Lassen Sie mich hierzu anmerken, dass ich als Abgeordnete des Deutschen Bundestages nicht in interne Entscheidungen der Bundesregierung über Rüstungsexporte oder auch diplomatische Verhandlungen zur Freilassung Deutscher, die in der Türkei inhaftiert sind, eingebunden bin. Nach meiner Wahrnehmung bemüht sich die Bundesregierung aber auf allen Ebenen um die Freilassung in der Türkei inhaftierter deutscher Staatsbürger.
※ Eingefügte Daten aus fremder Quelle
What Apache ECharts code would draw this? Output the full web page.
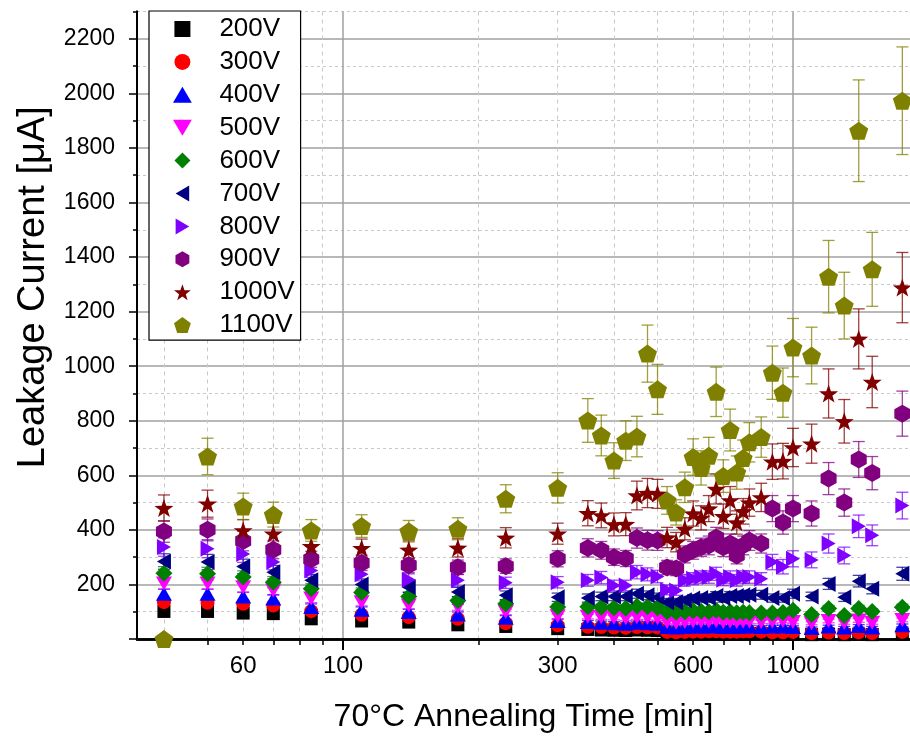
<!DOCTYPE html>
<html>
<head>
<meta charset="utf-8">
<script src="https://cdn.jsdelivr.net/npm/echarts@6/dist/echarts.min.js"></script>
<style>html,body{margin:0;padding:0;background:#fff}#c{width:910px;height:737px}</style>
</head>
<body>
<div id="c"></div>
<script>
// ---- data ----
const times = [40, 50, 60, 70, 85, 110, 140, 180, 230, 300,
  350, 375, 400, 425, 450, 475, 500, 525, 550, 575, 600, 625, 650, 675, 700, 725, 750, 775, 800,
  850, 900, 950, 1000, 1100, 1200, 1300, 1400, 1500, 1750];

const v200 = [101, 101, 95, 93, 74, 66, 62, 52, 46, 38, 35, 33, 32, 31, 33, 32, 31, 18, 17, 18, 19, 19, 20, 20, 19, 19, 19, 19, 20, 19, 18, 18, 18, 16, 17, 16, 17, 16, 18];
const v300 = [135, 133, 129, 123, 102, 89, 80, 74, 58, 50, 45, 44, 42, 41, 44, 43, 42, 26, 25, 26, 27, 27, 28, 28, 27, 27, 27, 28, 28, 27, 25, 25, 26, 22, 24, 22, 25, 22, 26];
const v400 = [166, 166, 156, 148, 117, 107, 99, 90, 78, 66, 62, 60, 58, 56, 60, 58, 56, 44, 42, 44, 46, 46, 46, 48, 44, 46, 44, 46, 46, 44, 46, 46, 44, 40, 46, 42, 48, 42, 50];
const v500 = [203, 203, 190, 178, 148, 135, 123, 117, 99, 83, 82, 80, 78, 76, 80, 78, 76, 62, 60, 62, 64, 64, 64, 66, 62, 64, 62, 64, 64, 62, 64, 66, 62, 58, 66, 60, 68, 60, 70];
const v600 = [241, 239, 227, 208, 184, 170, 156, 141, 129, 117, 118, 116, 115, 113, 120, 118, 115, 100, 98, 100, 104, 102, 100, 105, 98, 100, 96, 98, 96, 95, 95, 97, 105, 90, 112, 86, 112, 101, 116];
const v700 = [284, 282, 266, 245, 215, 200, 190, 172, 160, 153, 150, 156, 156, 156, 166, 160, 153, 135, 135, 142, 148, 150, 150, 158, 150, 158, 158, 160, 162, 162, 150, 150, 166, 156, 202, 153, 212, 184, 239];
const v800 = [337, 331, 312, 282, 251, 237, 217, 215, 206, 208, 215, 225, 196, 196, 245, 237, 229, 180, 178, 215, 221, 227, 227, 239, 217, 227, 215, 227, 227, 221, 282, 265, 294, 290, 350, 306, 413, 380, 489];
const v900 = [394, 400, 359, 327, 292, 279, 270, 263, 267, 294, 334, 325, 300, 295, 370, 362, 361, 262, 258, 310, 325, 336, 343, 372, 336, 350, 306, 343, 361, 350, 478, 427, 478, 460, 588, 500, 658, 608, 826];
const v1000 = [480, 496, 398, 386, 340, 333, 327, 334, 371, 386, 461, 453, 420, 421, 526, 535, 532, 372, 355, 404, 460, 444, 478, 550, 450, 508, 427, 468, 500, 519, 650, 652, 702, 716, 900, 798, 1100, 942, 1288];
const v1100 = [0, 669, 486, 456, 398, 414, 395, 404, 514, 554, 801, 746, 654, 727, 742, 1046, 915, 508, 464, 556, 667, 627, 672, 906, 597, 766, 610, 663, 721, 740, 976, 903, 1068, 1039, 1328, 1222, 1863, 1355, 1973];

const voltages = ['200V', '300V', '400V', '500V', '600V', '700V', '800V', '900V', '1000V', '1100V'];
const seriesValues = [v200, v300, v400, v500, v600, v700, v800, v900, v1000, v1100];
const relErr = 0.1; // relative measurement uncertainty shown by error bars

// axis ticks / labels
const xMinorTicks = [40, 50, 60, 70, 80, 90, 200, 300, 400, 500, 600, 700, 800, 900];
const xMajorTicks = [100, 1000];
const xLabels = [60, 100, 300, 600, 1000];
const yMajorTicks = [0, 200, 400, 600, 800, 1000, 1200, 1400, 1600, 1800, 2000, 2200];
const yMinorTicks = [100, 300, 500, 700, 900, 1100, 1300, 1500, 1700, 1900, 2100, 2300];
const yLabels = [200, 400, 600, 800, 1000, 1200, 1400, 1600, 1800, 2000, 2200];

// ---- styles ----
const colors = ['#000000', '#ff0000', '#0000ff', '#ff00ff', '#008000', '#000080', '#8000ff', '#800080', '#800000', '#808000'];
const rectPath = 'path://M-10,-10L10,-10L10,10L-10,10Z';
const upPath = 'path://M0,-9L10,8L-10,8Z';
const downPath = 'path://M-10,-8L10,-8L0,9Z';
const diamondPath = 'path://M0,-10L10,0L0,10L-10,0Z';
const leftPath = 'path://M-9,0L8,-10L8,10Z';
const rightPath = 'path://M9,0L-8,-10L-8,10Z';
const hexPath = 'path://M0,-10L8.66,-5L8.66,5L0,10L-8.66,5L-8.66,-5Z';
const starPath = 'path://M0,-10L2.35,-3.24L9.51,-3.09L3.8,1.24L5.88,8.09L0,4L-5.88,8.09L-3.8,1.24L-9.51,-3.09L-2.35,-3.24Z';
const pentPath = 'path://M0,-10L9.51,-3.09L5.88,8.09L-5.88,8.09L-9.51,-3.09Z';
const symbols = [rectPath, 'circle', upPath, downPath, diamondPath, leftPath, rightPath, hexPath, starPath, pentPath];
const sizes = [[13, 13], [14, 14], [16, 14], [16, 14], [17, 17], [14, 16], [14, 16], [16, 18], [19, 18], [19, 18]];
const FONT = 'Arial, "Liberation Sans", sans-serif';

const series = [];
voltages.forEach((name, i) => {
  const vals = seriesValues[i];
  series.push({
    type: 'scatter', name: name, xAxisIndex: 0, yAxisIndex: 0,
    data: times.map((t, k) => [t, vals[k]]),
    symbol: symbols[i], symbolSize: sizes[i],
    itemStyle: { color: colors[i], opacity: 1 },
    z: 3, animation: false
  });
  const col = colors[i];
  series.push({
    type: 'custom', name: name + ' error', xAxisIndex: 0, yAxisIndex: 0,
    data: times.map((t, k) => [t, vals[k], vals[k] * relErr]),
    encode: { x: 0, y: 1 },
    z: 3, animation: false, silent: true,
    renderItem: function (params, api) {
      const t = api.value(0), v = api.value(1), e = api.value(2);
      if (e <= 0) return null;
      const top = api.coord([t, v + e]);
      const bot = api.coord([t, Math.max(v - e, 0)]);
      const w = 6;
      const st = { stroke: col, lineWidth: 1.3, opacity: 0.75 };
      return {
        type: 'group', children: [
          { type: 'line', shape: { x1: top[0], y1: top[1], x2: bot[0], y2: bot[1] }, style: st },
          { type: 'line', shape: { x1: top[0] - w, y1: top[1], x2: top[0] + w, y2: top[1] }, style: st },
          { type: 'line', shape: { x1: bot[0] - w, y1: bot[1], x2: bot[0] + w, y2: bot[1] }, style: st }
        ]
      };
    }
  });
});

const chart = echarts.init(document.getElementById('c'), null, { renderer: 'canvas' });
chart.setOption({
  animation: false,
  backgroundColor: '#fff',
  textStyle: { fontFamily: FONT },
  grid: { left: 137, right: 0, top: 11.5, bottom: 98, containLabel: false, outerBoundsMode: 'none' },
  legend: {
    data: voltages, orient: 'vertical', left: 149, top: 11,
    padding: [5, 6, 2, 24], itemGap: 6.9, itemWidth: 64, itemHeight: 16,
    borderColor: '#000', borderWidth: 1.2, backgroundColor: '#fff',
    textStyle: { fontSize: 26, lineHeight: 26, color: '#000', fontFamily: FONT },
    selectedMode: false, z: 10
  },
  xAxis: [
    {
      type: 'log', logBase: 10, min: 34.85, max: 1820, position: 'bottom',
      axisLine: { show: true, lineStyle: { color: '#000', width: 2.5 } },
      axisTick: { show: true, customValues: xMinorTicks, length: 6, lineStyle: { color: '#000', width: 1.5 } },
      axisLabel: { show: false },
      splitLine: { show: true, lineStyle: { color: '#c8c8c8', type: [4, 4], width: 1 } }
    },
    {
      type: 'log', logBase: 10, min: 34.85, max: 1820, position: 'bottom',
      axisLine: { show: true, lineStyle: { color: '#000', width: 2.5 } },
      axisTick: { show: true, customValues: xMajorTicks, length: 11, lineStyle: { color: '#000', width: 2 } },
      axisLabel: { show: true, customValues: xLabels, fontSize: 24, margin: 15, color: '#000', fontFamily: FONT, formatter: v => String(Math.round(v)) },
      splitLine: { show: true, lineStyle: { color: '#a0a0a0', width: 1.5 } },
      name: '70°C Annealing Time [min]', nameLocation: 'middle', nameGap: 62,
      nameTextStyle: { fontSize: 32, color: '#000', fontFamily: FONT }
    }
  ],
  yAxis: [
    {
      type: 'value', min: 0, max: 2300, position: 'left',
      axisLine: { show: true, lineStyle: { color: '#000', width: 2 } },
      axisTick: { show: true, customValues: yMinorTicks, length: 4, lineStyle: { color: '#000', width: 1.5 } },
      axisLabel: { show: false },
      splitLine: { show: true, lineStyle: { color: '#c8c8c8', type: [3, 3], width: 1 } }
    },
    {
      type: 'value', min: 0, max: 2300, position: 'left',
      axisLine: { show: true, lineStyle: { color: '#000', width: 2 } },
      axisTick: { show: true, customValues: yMajorTicks, length: 8, lineStyle: { color: '#000', width: 1.5 } },
      axisLabel: { show: true, customValues: yLabels, fontSize: 23, margin: 22, color: '#000', fontFamily: FONT, formatter: v => String(v) },
      splitLine: { show: true, lineStyle: { color: '#a0a0a0', width: 1.5 } },
      name: 'Leakage Current [μA]', nameLocation: 'middle', nameGap: 78,
      nameTextStyle: { fontSize: 38, color: '#000', fontFamily: FONT, padding: [0, 0, 0, 76] }
    }
  ],
  series: series
});
</script>
</body>
</html>
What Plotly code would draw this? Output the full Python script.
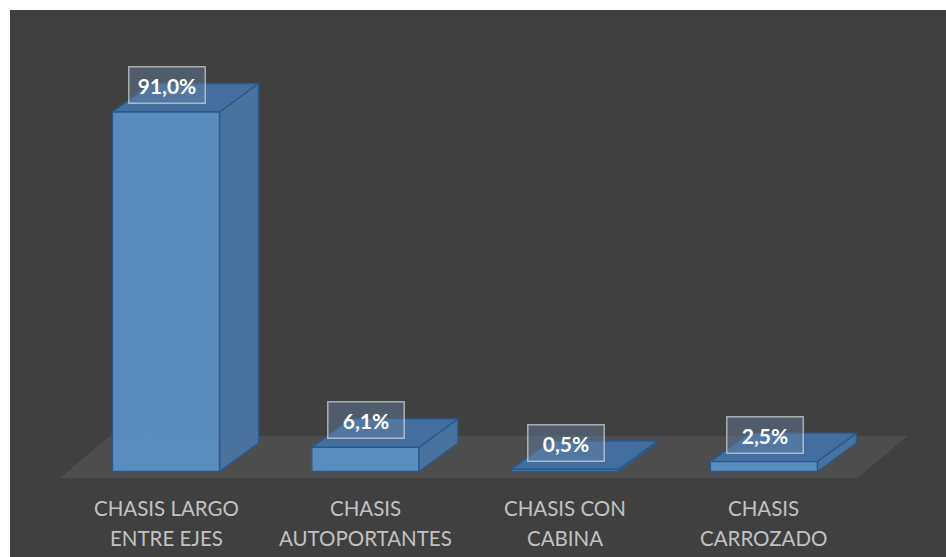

Über Rüstungsexporte entscheidet die Bundesregierung im Einzelfall anhand konkreter Ausfuhranträge. Dabei werden außen- und sicherheitspolitische Erwägungen einbezogen. Auch die Beachtung der Menschenrechte ist dabei von besonderer Bedeutung.

Zu Ditib:

Angesichts von mehr als 3 Mio. Menschen türkischer Herkunft, die in unserem Land zu Hause sind, ist die Türkei natürlich immer auch ein wichtiger Teil der deutschen Innenpolitik. Jungen türkischstämmigen Menschen müssen wir zeigen, dass sie bei uns willkommen sind und viele Chancen haben. Die CDU/CSU-Fraktion hat sich immer dafür eingesetzt, den Einfluss der Religionsbehörde Diyanet sowie der rund 900 DITIB-Moscheevereine in Deutschland zurückzudrängen. Insbesondere dürfen wir keine Spitzeltätigkeit durch DITIB-Mitarbeiter dulden. Des Weiteren sind unsere Sicherheitsbehörden auch nicht der verlängerte Arm der türkischen Sicherheitsbehörden. Asylsuchende aus der Türkei in Deutschland genießen den Schutz des deutschen Asylrechts, das nicht verhandelbar ist.